GI Energy, a distributed energy and microgrid company, took major steps in its evolution this month: It was bought by power plant giant LS Power, and the company changed its name to Endurant Energy.
After launching in the United Kingdom, GI Energy started its US operations in 2011 with headquarters in Chicago. The company expanded from its initial focus on geothermal heat pumps into fuel cells, battery storage, microgrids and, more recently, batteries combined with solar as well as reciprocating engines for co-generation, said Tom Chadwick, Endurant CEO.
“What we found was we were an integrated house with one big gap, and that was capital,” he said.
Ultimately, a strong balance sheet is required to develop projects, according to Chadwick.
“You need it to be able to give the customer what they want, which I think is, increasingly, an alternative to utilities,” he said. Endurant’s projects range from single technology energy retrofits of historic landmarks to large-scale microgrids integrated with resource management and smart-city infrastructure.
In 2018, Shell New Energies US bought a majority interest in GI Energy, providing the company with a capital partner.
Under the arrangement, GI Energy would develop projects that Shell would own and operate.
However, GI Energy wasn’t able to provide the number of eco-district and microgrid projects at the pace or large size that Shell wanted to see, according to Chadwick.
Last year, GI Energy decided to separate from Shell, and it hired an investment bank to find a new partner for the company, Chadwick said.
LS Power provides capital, experience
Not only is LS Power providing Endurant with capital, but the company understands the power business, including the tariff, regulatory and incentive environment, Chadwick said.
Since 1990, LS Power has built, managed or bought more than 45,000 MW of power generation, including utility scale solar, wind, hydroelectric, natural gas-fired and battery storage projects, as well as 660 miles of transmission. The company said it has raised over $47 billion in debt and equity to support its projects.
LS Power bought Endurant with an eye on the transition away from large, fossil-fueled power plants to a more decentralized, clean energy system.
“As we decarbonize our energy system and rely more heavily on electricity, the value of reliability and resilience is increasing,” said Paul Segal, LS Power CEO. “Endurant can be a part of the solution and is an excellent addition to the LS Power family of companies, further demonstrating our long-standing commitment to innovation and investment in clean energy solutions.”
LS Power also owns CPower Energy Management and EVgo, an electric vehicle charging company.
Microgrid moment is now
LS Power’s purchase of Endurant is coming at a key moment in the energy transition.
“The moment of the microgrid is upon us,” Chadwick said. “Four or five years ago, it kind of wasn’t so much.”
There are various factors that set the stage for the rise of microgrids, including that people have become familiar with them and are more aware of the potential for power outages, he said.
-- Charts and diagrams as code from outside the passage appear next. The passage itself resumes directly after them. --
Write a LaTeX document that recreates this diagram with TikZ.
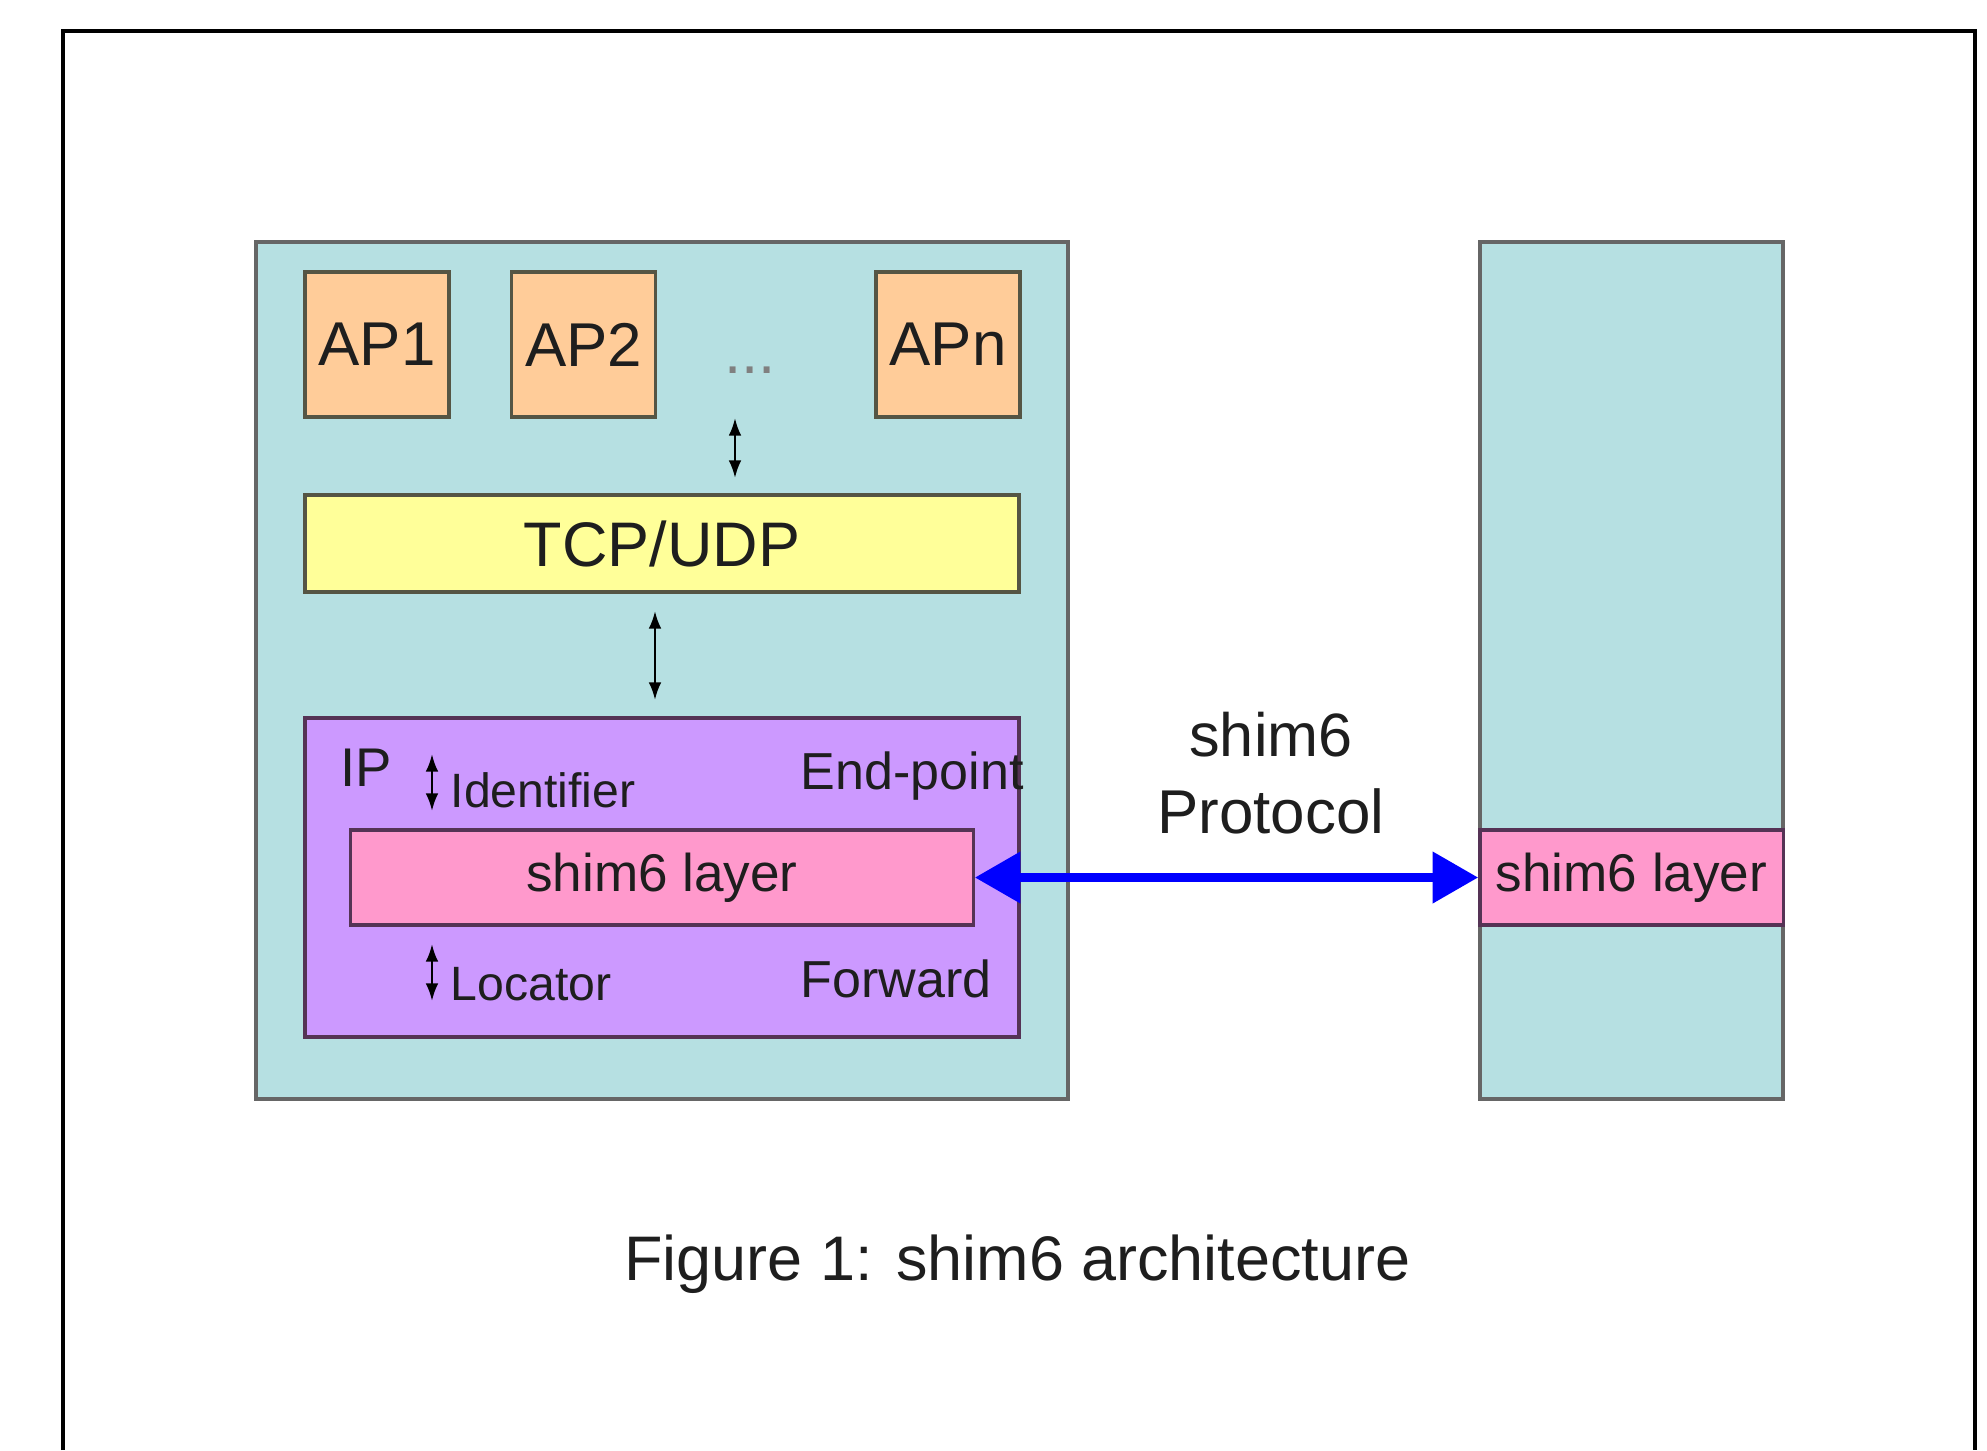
\documentclass[tikz,border=0pt]{standalone}
\usepackage{fontspec}
\setmainfont{Liberation Sans}
\usepackage{tikz}
\usetikzlibrary{positioning,arrows.meta}
\definecolor{hostfill}{RGB}{182,224,226}
\definecolor{apfill}{RGB}{255,204,153}
\definecolor{tcpfill}{RGB}{255,255,153}
\definecolor{ipfill}{RGB}{204,153,255}
\definecolor{shimfill}{RGB}{255,153,204}
\definecolor{hostline}{RGB}{102,102,102}
\definecolor{apline}{RGB}{85,85,68}
\definecolor{ipline}{RGB}{85,51,85}
\definecolor{protoblue}{RGB}{0,0,255}
\definecolor{txt}{RGB}{30,30,30}
\newcommand{\fs}[1]{\fontsize{#1}{#1}\selectfont}

\begin{document}
\begin{tikzpicture}[x=0.01cm, y=-0.01cm, text=txt,
  host/.style={draw=hostline, line width=1.1pt, fill=hostfill, inner sep=0pt, minimum height=8.57cm},
  ap/.style={draw=apline, line width=1.1pt, fill=apfill, inner sep=0pt, minimum width=1.44cm, minimum height=1.45cm, font=\fs{17.6}},
  shim/.style={draw=ipline, line width=0.9pt, fill=shimfill, inner sep=0pt, minimum height=0.95cm, font=\fs{15.1}},
  lbl/.style={anchor=base west, inner sep=0pt},
  updown/.style={line width=0.7pt, arrows={Latex[length=5pt,width=3.6pt]-Latex[length=5pt,width=3.6pt]}},
  proto/.style={line width=2.8pt, draw=protoblue, arrows={Triangle[length=13pt,width=14pt]-Triangle[length=13pt,width=14pt]}}]
  \useasboundingbox (0,0) rectangle (1987,1450);
  \draw[line width=1.15pt] (63,1450) -- (63,31) -- (1975,31) -- (1975,1450);

  \node[host, minimum width=8.12cm] (hosta) at (662,670.5) {};
  \node[host, minimum width=3.03cm] (hostb) at (1631.5,670.5) {};

  \node[ap] (ap1) at (377,344.5) {AP1};
  \node[ap] (ap2) at (583.5,344.5) {AP2};
  \node[ap] (apn) at (948,344.5) {APn};
  \node[anchor=base, inner sep=0pt, text=gray, font=\fs{17.6}] (dots) at (750,373) {...};

  \node[draw=apline, line width=1.1pt, fill=tcpfill, inner sep=0pt, minimum width=7.14cm, minimum height=0.97cm, font=\fs{17.9}] (tcp) at (662,543.5) {TCP/UDP};

  \node[draw=ipline, line width=1.1pt, fill=ipfill, inner sep=0pt, minimum width=7.14cm, minimum height=3.19cm] (ip) at (662,877.5) {};
  \node[shim, minimum width=6.22cm] (shima) at (662,877.5) {shim6 layer};
  \node[shim, minimum width=3.03cm] (shimb) at (1631.5,877.5) {shim6 layer};

  \node[lbl, font=\fs{15.5}] (iptxt) at (340,786) {IP};
  \node[lbl, font=\fs{13.7}] (ident) at (450,807) {Identifier};
  \node[lbl, font=\fs{14.8}] (endpt) at (800,789) {End-point};
  \node[lbl, font=\fs{13.7}] (locator) at (450,1000) {Locator};
  \node[lbl, font=\fs{14.8}] (fwd) at (800,997) {Forward};

  \node[anchor=base, inner sep=0pt, font=\fs{17.4}] (shimtxt) at (1271,756) {shim6};
  \node[anchor=base, inner sep=0pt, font=\fs{17.6}] (prototxt) at (1271,833) {Protocol};

  \node[anchor=base, inner sep=0pt, font=\fs{17.9}] (caption) at (1017.5,1280) {Figure 1: shim6 architecture};

  \coordinate (aptop) at (735,418);
  \coordinate (apbot) at (735,478);
  \coordinate (tcpio) at (655,0);
  \coordinate (idtop) at (432,754);
  \coordinate (idbot) at (432,811);
  \coordinate (loctop) at (432,944);
  \coordinate (locbot) at (432,1001);

  \draw[updown] (aptop) -- (apbot);
  \draw[updown, shorten <=0.17cm, shorten >=0.16cm] (tcp.south -| tcpio) -- (ip.north -| tcpio);
  \draw[updown] (idtop) -- (idbot);
  \draw[updown] (loctop) -- (locbot);
  \draw[proto] (shima.east) -- (shimb.west);
\end{tikzpicture}
\end{document}
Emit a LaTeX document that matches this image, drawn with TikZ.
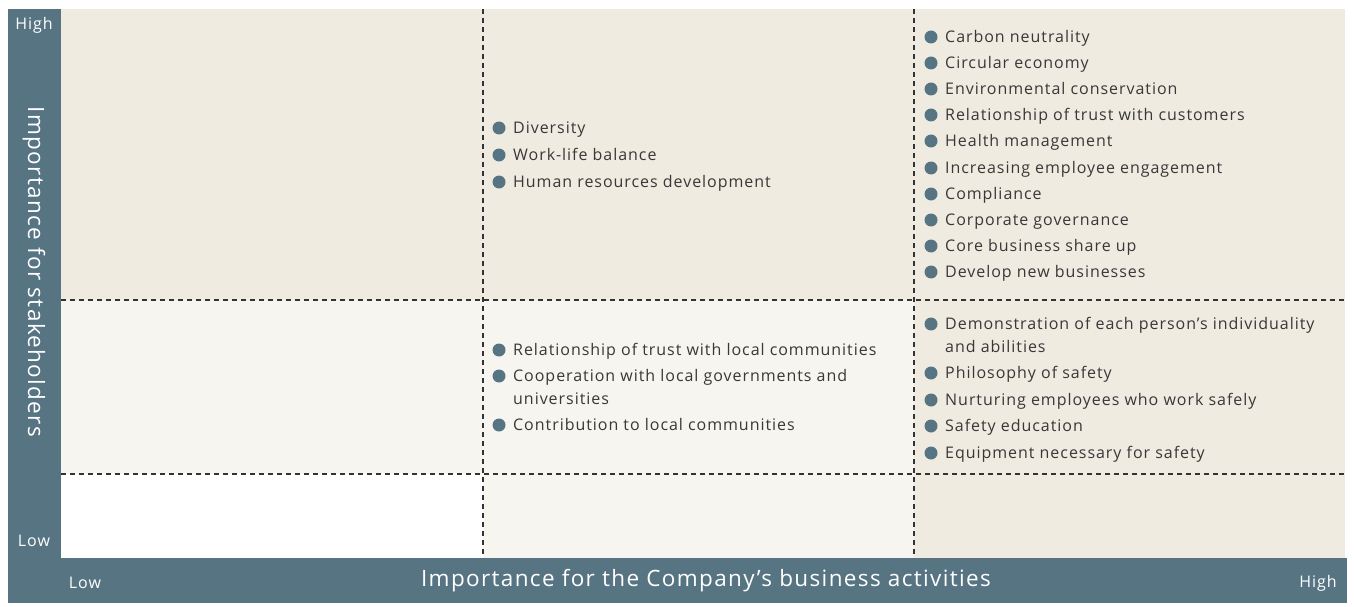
\documentclass[tikz,border=0pt]{standalone}
\usepackage{fontspec}
\setmainfont{Open Sans}[LetterSpace=6]
\usetikzlibrary{positioning}
\definecolor{barteal}{HTML}{577483}
\definecolor{cellbeige}{HTML}{EFEBE1}
\definecolor{celllight}{HTML}{F7F5F0}
\definecolor{inktext}{HTML}{383838}

\begin{document}
\begin{tikzpicture}[x=1pt, y=-1pt,
                    font=\fontsize{16}{23}\selectfont,
                    text=inktext]
    \tikzstyle{grid}=[draw=black!80, line width=1.2pt, dash pattern=on 5pt off 4pt]
    \tikzstyle{item}=[anchor=north west, inner sep=0pt, align=left]
    \tikzstyle{bulletdot}=[fill=barteal]
    \tikzstyle{axis}=[text=white, font=\fontsize{22.5}{26}\selectfont]
    \tikzstyle{tick}=[text=white, font=\fontsize{16}{18}\selectfont]

    \useasboundingbox (0,0) rectangle (1354,607);

    % cells
    \fill[cellbeige] (61,9) rectangle (1345,300);
    \fill[celllight] (61,300) rectangle (914,474);
    \fill[celllight] (483,474) rectangle (914,558);
    \fill[cellbeige] (914,300) rectangle (1345,558);

    % axis bars
    \fill[barteal] (8,9) rectangle (61,603);
    \fill[barteal] (8,558) rectangle (1347,603);

    \draw[grid] (483,9) -- (483,558);
    \draw[grid] (914,9) -- (914,558);
    \draw[grid] (61,300) -- (1345,300);
    \draw[grid] (61,474) -- (1345,474);

    \node[axis, rotate=-90] (yaxis) at (34,272) {Importance for stakeholders};
    \node[axis] (xaxis) at (706,581) {Importance for the Company’s business activities};
    \node[tick] (yhigh) at (34,25) {High};
    \node[tick] (ylow) at (34,541) {Low};
    \node[tick] (xlow) at (85,583) {Low};
    \node[tick] (xhigh) at (1318,583) {High};

    % high / high
    \foreach \y/\txt [count=\i] in {37/Carbon neutrality, 63/Circular economy,
        89/Environmental conservation, 115/Relationship of trust with customers,
        141/Health management, 168/Increasing employee engagement,
        194/Compliance, 220/Corporate governance, 246/Core business share up,
        272/Develop new businesses} {
        \node[item] (hh\i) at (945,\y-10.4) {\strut\txt};
        \fill[bulletdot] ([xshift=-14pt,yshift=-10.4pt]hh\i.north west) circle (6.5pt);
    }

    % high / medium
    \foreach \y/\txt [count=\i] in {128/Diversity, 155/Work-life balance,
        182/Human resources development} {
        \node[item] (hm\i) at (513,\y-10.4) {\strut\txt};
        \fill[bulletdot] ([xshift=-14pt,yshift=-10.4pt]hm\i.north west) circle (6.5pt);
    }

    % medium / high
    \foreach \y/\txt [count=\i] in {324/Demonstration of each person’s individuality\\and abilities,
        373/Philosophy of safety, 400/Nurturing employees who work safely,
        426/Safety education, 453/Equipment necessary for safety} {
        \node[item] (mh\i) at (945,\y-10.4) {\strut\txt};
        \fill[bulletdot] ([xshift=-14pt,yshift=-10.4pt]mh\i.north west) circle (6.5pt);
    }

    % medium / medium
    \foreach \y/\txt [count=\i] in {350/Relationship of trust with local communities,
        376/Cooperation with local governments and\\universities,
        425/Contribution to local communities} {
        \node[item] (mm\i) at (513,\y-10.4) {\strut\txt};
        \fill[bulletdot] ([xshift=-14pt,yshift=-10.4pt]mm\i.north west) circle (6.5pt);
    }
\end{tikzpicture}
\end{document}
Also, the Biden administration has reinforced the idea that climate change matters, according to Chadwick.
“People are only too aware that they need to find ways to future proof where they get their energy,” Chadwick said.
Endurant sees growth potential
In a sign of what LS Power means for Endurant’s growth opportunities, the power plant company has connected Endurant to several real estate projects, which is a key focus for the company, and Cpower has also brought Endurant potential customers, according to Chadwick.
Endurant aims to build sophisticated microgrids.
“We want to build microgrids with more than one technology,” Chadwick said. “We want to bring in solar and storage, possibly fuel cells, reciprocating engines.”
Where appropriate, Endurant offers geothermal energy to provide what the company calls a thermal grid, he said.
Chadwick said Endurant’s project pipeline includes resiliency projects in California and battery storage in New York, where the company worked with Consolidated Edison on a 1-MW demonstration project.
Last year, Endurant continued various projects with fuel cell company Bloom Energy, building on a relationship that includes their work on the Parkville microgrid in Connecticut, which came online in 2017. Bloom was a “robust partner,” according to Chadwick, who thinks Bloom’s development of a hydrogen fuel cell will be a “game changer” for the industry.
In addition, Chadwick sees university campuses as a ripe area for microgrids, although universities put projects on hold last year because of COVID-19.
Universities are beginning to realize that they need to go all electric, which means heating and cooling needs to be oriented toward geothermal, according to Chadwick.
Chadwick also expects real estate developers will increasingly want to build all electric buildings that include microgrids, with an eye toward turning their electric supply into a profit center instead of a cost.
One of the challenges for Endurant is figuring out how to bring tax equity into deals, which is an issue LS Power understands, according to Chadwick. Tax equity investors tend to go for large, “vanilla” deals such as utility-scale solar projects while a company like Endurant needs to bundle several projects to reach $100 million for a tax equity deal, he said.
With the backing of LS Power, Chadwick believes Endurant is ready to grow.
“Very few [companies] have got our mixture of different technologies and LS Power’s very substantial operating capability of power assets,” Chadwick said.